Elizabeth Kolbert’s assessment of some new books on the topic in this week’s New Yorker embraces the tired rhetoric, assuming that fat is bad and asking why people eat so much.  To her credit, Kolbert takes the plunge into examining the new field of fat studies.  But she ends up disparaging fat studies for “effectively all[ying] itself with McDonald’s and the rest of the processed-food industry, while opposing the sorts of groups that advocate better school-lunch programs and more public parks.” Apparently, asking that fatness be examined in the context of both social structures and individual liberties strays too far from the central dogma of the anti-obesity crusade.  To which (pace Hillary Benn) public parks are balm and tasty fries are anathema.

But an often-neglected aspect of the anti-obesity panic is the overtone of class and the undertone of race. In Leytonstone, for instance, it turns out that the community has been troubled by the profusion of cheap eating establishments, especially in regard to the “anti-social behaviour” that it supposedly brings.

Yet, as Hayes notes at Spiked, it was a Jamaican establishment that was singled out for closure – while more echt-English outlets, like fish-and-chips shops, have been ignored.  The decision that behavior is anti-social being always in the eyes of the beholder – or the skin color of the beheld.

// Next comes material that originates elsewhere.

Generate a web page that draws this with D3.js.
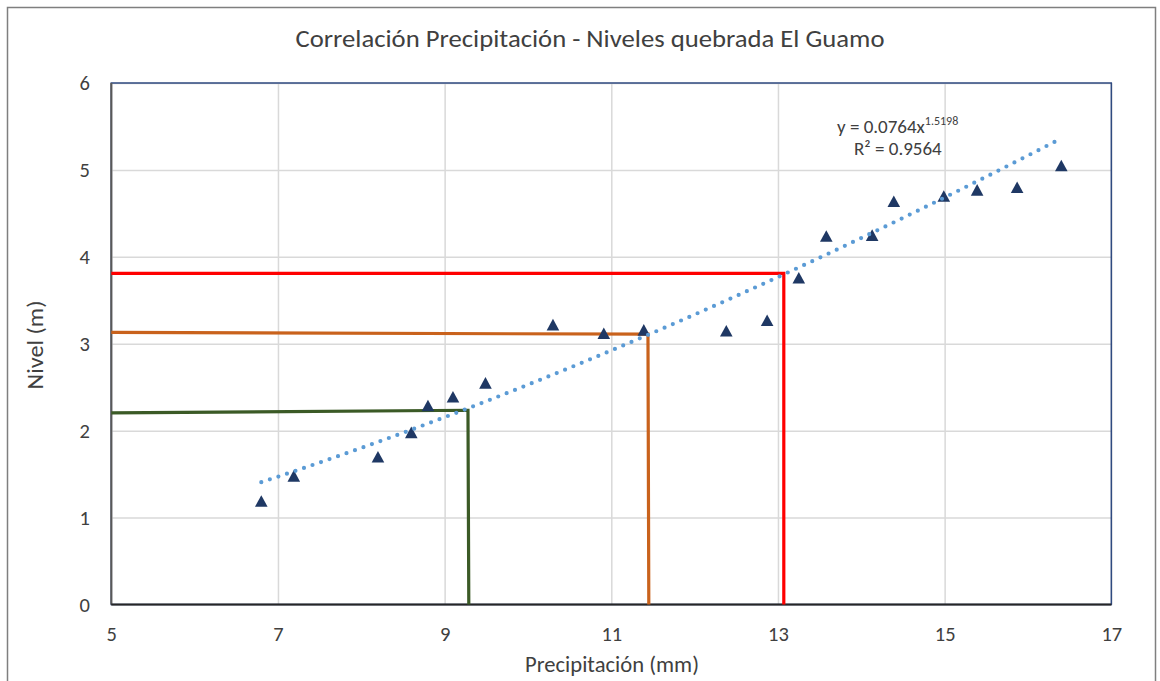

In most of the developed world, fatness is more common among the poor.  In the U.S., it is far more common among African Americans.  Obesity is a marker for being out of power.  To assert that you are against obesity is to state that you intend to identify with those who have power, and mean to keep it.  You can wag your finger at the misdemeanants who eat fast food and fail to exercise — without having to come out and say that what is really troubling you is that your people are starting to look like those people – like the poor, like the dark-complected … like the fat.

No wonder the anti-obesity rhetoric has heated up in Britain, and is catching on in Europe.  It’s a winning way to wage the war against the poor and unentitled, without having to seem arrogant or racist.

Public Health and Purity

A week ago, we rode by bus nearly the full length of the old land of Galicia, from L’viv in Ukraine to Kraków, Poland.  Our one long stop was at Belzec, where a moving memorial, the creation of historians and artists, speaks to a double disaster:  the murder of nearly half a million people, predominantly Jews, who were gassed there in 1942 and ’43; and the so-called purification of the region by virtually erasing part (the Jewish part) of a historically complex culture.

The visit spoke to a modern concern, too:  the connections between purity and public health.

The commandant at Belzec, Christian Wirth, had been one of the directors of the Nazi euthansia program, nicknamed T4.  Between 1939 and 1941, T4 killed over 70,000 Germans — mostly full-blooded “Aryans” — who had psychiatric or developmental problems, or congenital conditions, and who were therefore lebensunwerten, unworthy of life.

The T4 program, in its turn, grew out of the Nazi doctrine of racial hygiene — an effort to improve the public’s health by control of breeding.  Racial hygiene was based on eugenics, and led to public health endeavors such as screening for congenital conditions, mandatory sterilization of sexual transgressors and disease carriers, and selective breeding.  The Nazi public health program was much applauded by American public health experts, at least in its first few years.

Once the decision was made to eliminate Jews from Nazi-occupied regions, the experience that Wirth and colleagues acquired through killing the lebensunwerten in T4 was invaluable.  Going from exterminating tens of thousands of mentally ill or developmentally disabled people to eradicating a few million Jews, Gypsies, and other polluters of Aryan health was just a matter of making the process more efficient.

It’s striking how thin the line is between laudable public health goals, like limiting congenital disease through screening, and implementing the concept of race purity.